The hard chalk lies immediately beneath the soft chalk. In this stratum there are no flint nodules. “ Its beds,” according to Mr. Farey, “ increase in hardness, until near the bottom where a whitish freestone is dug, at Totternboe in Bedfordshire, and at numerous other places; that brought from Ryegate and other quarries, of this stratum, south of London, is used as a fire-stone.”[1]

It has been generally supposed that these two strata of chalk are of one formation: but not only the absence of the flints, but the characters of their fossils prove them to be of distinct formations. No fossils indeed are marked by more decidedly peculiar characters than those of this stratum; since hardly a single fossil has been found in it, which has been met with in the soft chalk, or any other stratum.

It is in this chalk that the genus Ammonites, is first met with, or, in other words, it appears that the water which formed this stratum was that in which this genus last existed, no traces of it having been seen in the soft chalk or in the other superior strata. The chief, and perhaps the only circular species of this genus which has been found in this stratum, is of a large size, with nodular projections on its sides, towards the back, which is generally flat. This fossil appears to be of a different species from any of those that are found in the subjacent strata.

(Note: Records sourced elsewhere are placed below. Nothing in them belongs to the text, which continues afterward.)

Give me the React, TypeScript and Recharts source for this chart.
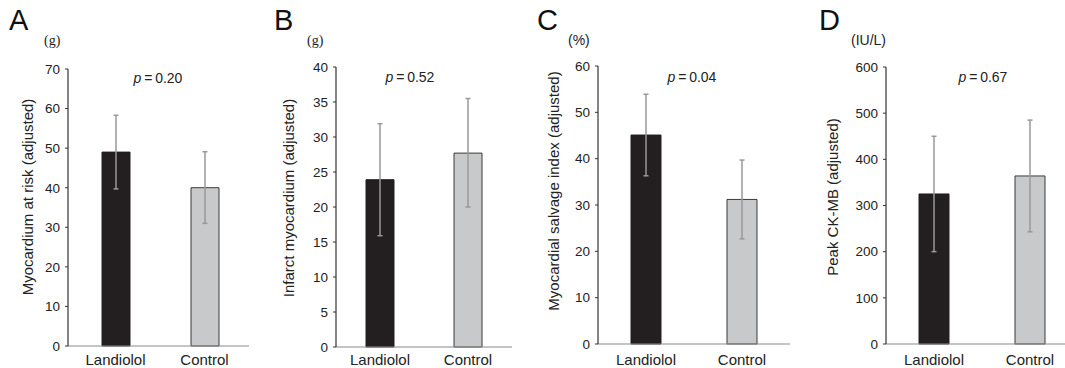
import React from 'react';
import { BarChart, Bar, XAxis, YAxis, ErrorBar, Cell } from 'recharts';

const groups = ['Landiolol', 'Control'];

const riskMean = [49.0, 40.0];
const riskLow = [39.7, 31.0];
const riskHigh = [58.3, 49.1];

const infarctMean = [23.9, 27.7];
const infarctLow = [15.9, 20.0];
const infarctHigh = [31.9, 35.5];

const salvageMean = [45.1, 31.2];
const salvageLow = [36.3, 22.7];
const salvageHigh = [53.9, 39.7];

const ckMean = [325, 364];
const ckLow = [200, 243];
const ckHigh = [450, 485];

const riskTicks = [0, 10, 20, 30, 40, 50, 60, 70];
const infarctTicks = [0, 5, 10, 15, 20, 25, 30, 35, 40];
const salvageTicks = [0, 10, 20, 30, 40, 50, 60];
const ckTicks = [0, 100, 200, 300, 400, 500, 600];

const panelLetters = ['A', 'B', 'C', 'D'];
const units = ['(g)', '(g)', '(%)', '(IU/L)'];
const pValues = ['0.20', '0.52', '0.04', '0.67'];
const yTitles = [
  'Myocardium at risk (adjusted)',
  'Infarct myocardium (adjusted)',
  'Myocardial salvage index (adjusted)',
  'Peak CK-MB (adjusted)',
];

const build = (mean: number[], low: number[], high: number[]) =>
  groups.map((name, i) => ({
    name,
    value: mean[i],
    err: [mean[i] - low[i], high[i] - mean[i]],
  }));

const datasets = [
  build(riskMean, riskLow, riskHigh),
  build(infarctMean, infarctLow, infarctHigh),
  build(salvageMean, salvageLow, salvageHigh),
  build(ckMean, ckLow, ckHigh),
];
const tickSets = [riskTicks, infarctTicks, salvageTicks, ckTicks];

const FONT = '"Liberation Sans", Arial, Helvetica, sans-serif';

// layout (style only)
const layouts = [
  { left: 0, width: 249, yw: 68, top: 69, xh: 22, barSize: 28, padL: 3, titleX: 27, titleY: 197 },
  { left: 260, width: 252, yw: 76, top: 67, xh: 21, barSize: 28, padL: 0, titleX: 28, titleY: 198 },
  { left: 520, width: 270, yw: 78, top: 66, xh: 24, barSize: 30, padL: 0, titleX: 33, titleY: 191 },
  { left: 800, width: 278, yw: 86, top: 67, xh: 24, barSize: 30, padL: 0, titleX: 32, titleY: 197 },
];

const overlayText = [
  { letterX: 9, unitX: 44, unitSerif: true, pX: 158, pY: 83 },
  { letterX: 274, unitX: 307, unitSerif: true, pX: 410, pY: 82 },
  { letterX: 537, unitX: 568, unitSerif: false, pX: 692, pY: 82 },
  { letterX: 819, unitX: 851, unitSerif: false, pX: 983, pY: 82 },
];

const fills = ['#231f20', '#c8c9cb'];
const strokes = ['#231f20', '#3a3a3a'];

const CatTick = (props: any) => {
  const { x, payload } = props;
  return (
    <text x={x} y={365} textAnchor="middle" fontSize={15} fill="#222" fontFamily={FONT}>
      {payload.value}
    </text>
  );
};

function Panel({ idx }: { idx: number }) {
  const L = layouts[idx];
  const data = datasets[idx];
  const ticks = tickSets[idx];
  const max = ticks[ticks.length - 1];
  return (
    <div style={{ position: 'absolute', left: L.left, top: 0, width: L.width, height: 368 }}>
      <BarChart
        width={L.width}
        height={368}
        data={data}
        margin={{ top: L.top, right: 0, left: 0, bottom: 0 }}
      >
        <XAxis
          dataKey="name"
          height={L.xh}
          axisLine={{ stroke: '#8a8a8a', strokeWidth: 1.2 }}
          tickLine={false}
          tick={<CatTick />}
          padding={{ left: L.padL, right: 0 }}
          interval={0}
        />
        <YAxis
          width={L.yw}
          domain={[0, max]}
          ticks={ticks}
          interval={0}
          tickSize={3}
          tickMargin={5}
          axisLine={{ stroke: '#333', strokeWidth: 1.2 }}
          tickLine={{ stroke: '#333' }}
          tick={{ fontSize: 13.5, fill: '#222', fontFamily: FONT }}
          label={{
            content: () => (
              <text
                x={L.titleX}
                y={L.titleY}
                transform={`rotate(-90 ${L.titleX} ${L.titleY})`}
                textAnchor="middle"
                dominantBaseline="central"
                fontSize={15}
                fill="#222"
                fontFamily={FONT}
              >
                {yTitles[idx]}
              </text>
            ),
          }}
        />
        <Bar dataKey="value" barSize={L.barSize} isAnimationActive={false}>
          {data.map((d, i) => (
            <Cell key={d.name} fill={fills[i]} stroke={strokes[i]} strokeWidth={1} />
          ))}
          <ErrorBar dataKey="err" width={2.5} stroke="#999" strokeWidth={1.5} direction="y" />
        </Bar>
      </BarChart>
    </div>
  );
}

export default function App() {
  return (
    <div
      style={{
        position: 'absolute',
        left: 0,
        top: 0,
        width: 1065,
        height: 368,
        overflow: 'hidden',
        background: '#fff',
        fontFamily: FONT,
      }}
    >
      {panelLetters.map((_, i) => (
        <Panel key={i} idx={i} />
      ))}
      <svg
        width={1065}
        height={368}
        style={{ position: 'absolute', left: 0, top: 0, pointerEvents: 'none' }}
      >
        {overlayText.map((o, i) => (
          <g key={i}>
            <text x={o.letterX} y={30} fontSize={29} fill="#111" fontFamily={FONT}>
              {panelLetters[i]}
            </text>
            <text
              x={o.unitX}
              y={45}
              fontSize={14}
              fill="#222"
              fontFamily={o.unitSerif ? '"Liberation Serif", serif' : FONT}
            >
              {units[i]}
            </text>
            <text x={o.pX} y={o.pY} textAnchor="middle" fontSize={14} fill="#222" fontFamily={FONT}>
              <tspan fontStyle="italic">p</tspan>
              {'\u2009=\u2009' + pValues[i]}
            </text>
          </g>
        ))}
      </svg>
    </div>
  );
}
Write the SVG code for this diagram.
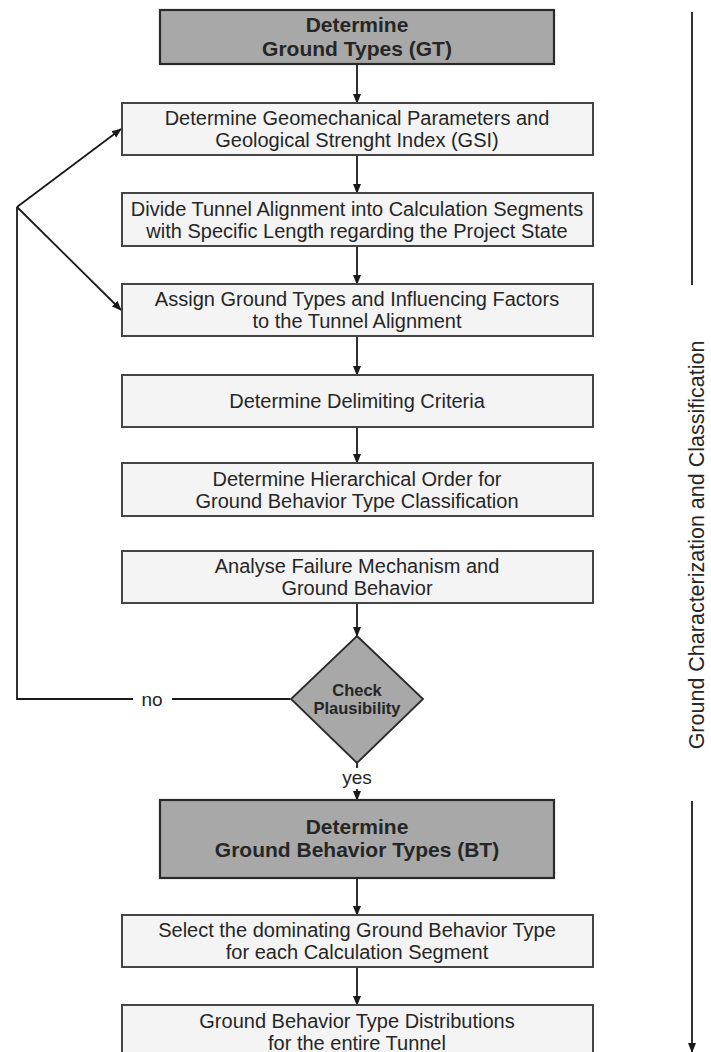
<svg xmlns="http://www.w3.org/2000/svg" width="711" height="1052" viewBox="0 0 711 1052">
<defs>
<marker id="ah" markerWidth="10" markerHeight="10" refX="9" refY="5" orient="auto" markerUnits="userSpaceOnUse">
<path d="M0,1 L10,5 L0,9 Z" fill="#1a1a1a"/>
</marker>
<style>
.hdr{fill:#a8a8a8;stroke:#2a2a2a;stroke-width:2.2}
.box{fill:#f4f4f4;stroke:#444;stroke-width:2}
.dia{fill:#a8a8a8;stroke:#2a2a2a;stroke-width:1.8}
.t{font-family:"Liberation Sans",Arial,sans-serif;font-size:20px;fill:#262626;text-anchor:middle}
.tb{font-family:"Liberation Sans",Arial,sans-serif;font-size:21px;font-weight:bold;fill:#262626;text-anchor:middle}
.td{font-family:"Liberation Sans",Arial,sans-serif;font-size:16.5px;font-weight:bold;fill:#262626;text-anchor:middle}
.tl{font-family:"Liberation Sans",Arial,sans-serif;font-size:19px;fill:#262626;text-anchor:middle}
.c{fill:none;stroke:#1a1a1a;stroke-width:1.8}
</style>
</defs>
<rect width="711" height="1052" fill="#fff"/>

<g id="connectors">
<line class="c" x1="357" y1="65" x2="357" y2="103" marker-end="url(#ah)"/>
<line class="c" x1="357" y1="156" x2="357" y2="193" marker-end="url(#ah)"/>
<line class="c" x1="357" y1="247" x2="357" y2="284" marker-end="url(#ah)"/>
<line class="c" x1="357" y1="337" x2="357" y2="375" marker-end="url(#ah)"/>
<line class="c" x1="357" y1="428" x2="357" y2="463" marker-end="url(#ah)"/>
<line class="c" x1="357" y1="604" x2="357" y2="636" marker-end="url(#ah)"/>
<line class="c" x1="357" y1="763" x2="357" y2="768"/>
<line class="c" x1="357" y1="789" x2="357" y2="800" marker-end="url(#ah)"/>
<line class="c" x1="357" y1="879" x2="357" y2="915" marker-end="url(#ah)"/>
<line class="c" x1="357" y1="968" x2="357" y2="1005" marker-end="url(#ah)"/>
<polyline class="c" points="290,699 172,699"/>
<polyline class="c" points="133,699 17,699 17,207"/>
<line class="c" x1="17" y1="207" x2="121" y2="129" marker-end="url(#ah)"/>
<line class="c" x1="17" y1="207" x2="121" y2="310" marker-end="url(#ah)"/>
<text class="tl" x="152" y="706">no</text>
<text class="tl" x="357" y="784">yes</text>
</g>

<g id="n_gt">
<rect class="hdr" x="160" y="10" width="394" height="54"/>
<text class="tb" x="357" y="32">Determine</text>
<text class="tb" x="357" y="56">Ground Types (GT)</text>
</g>
<g id="n_geo">
<rect class="box" x="122" y="103" width="471" height="52"/>
<text class="t" x="357" y="125">Determine Geomechanical Parameters and</text>
<text class="t" x="357" y="147">Geological Strenght Index (GSI)</text>
</g>
<g id="n_divide">
<rect class="box" x="122" y="193" width="471" height="53"/>
<text class="t" x="357" y="215.5">Divide Tunnel Alignment into Calculation Segments</text>
<text class="t" x="357" y="237.5">with Specific Length regarding the Project State</text>
</g>
<g id="n_assign">
<rect class="box" x="122" y="284" width="471" height="52"/>
<text class="t" x="357" y="306">Assign Ground Types and Influencing Factors</text>
<text class="t" x="357" y="328">to the Tunnel Alignment</text>
</g>
<g id="n_delim">
<rect class="box" x="122" y="375" width="471" height="52"/>
<text class="t" x="357" y="408">Determine Delimiting Criteria</text>
</g>
<g id="n_hier">
<rect class="box" x="122" y="463" width="471" height="53"/>
<text class="t" x="357" y="485.5">Determine Hierarchical Order for</text>
<text class="t" x="357" y="507.5">Ground Behavior Type Classification</text>
</g>
<g id="n_fail">
<rect class="box" x="122" y="551" width="471" height="52"/>
<text class="t" x="357" y="573">Analyse Failure Mechanism and</text>
<text class="t" x="357" y="595">Ground Behavior</text>
</g>
<g id="n_check">
<polygon class="dia" points="357,636 423,699 357,763 291,699"/>
<text class="td" x="357" y="696">Check</text>
<text class="td" x="357" y="714">Plausibility</text>
</g>
<g id="n_bt">
<rect class="hdr" x="160" y="800" width="394" height="78"/>
<text class="tb" x="357" y="834">Determine</text>
<text class="tb" x="357" y="857">Ground Behavior Types (BT)</text>
</g>
<g id="n_select">
<rect class="box" x="122" y="915" width="471" height="52"/>
<text class="t" x="357" y="937">Select the dominating Ground Behavior Type</text>
<text class="t" x="357" y="959">for each Calculation Segment</text>
</g>
<g id="n_dist">
<rect class="box" x="122" y="1005" width="471" height="60"/>
<text class="t" x="357" y="1028">Ground Behavior Type Distributions</text>
<text class="t" x="357" y="1050">for the entire Tunnel</text>
</g>

<g id="side">
<line class="c" x1="692" y1="12" x2="692" y2="285"/>
<line class="c" x1="692" y1="801" x2="692" y2="1052" marker-end="url(#ah)"/>
<text class="t" style="font-size:21.5px" transform="translate(704,545) rotate(-90)" x="0" y="0">Ground Characterization and Classification</text>
</g>
</svg>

It is very remarkable that in this stratum, the last in which the genus ammonites is met with, so remarkable a deviation from the original form of the genus should occur, as almost to claim its being considered as the characteristic of another genus. In the fossil here referred to, which possesses all the other characters of ammonites, the spiral coil is disposed in a form rather approaching to that of the oval than the circle.[2]

  1. Report on Derbyshire, &c. p. 112.
  2. Organic Remains, Vol. III. Pl. IX. fig. 6.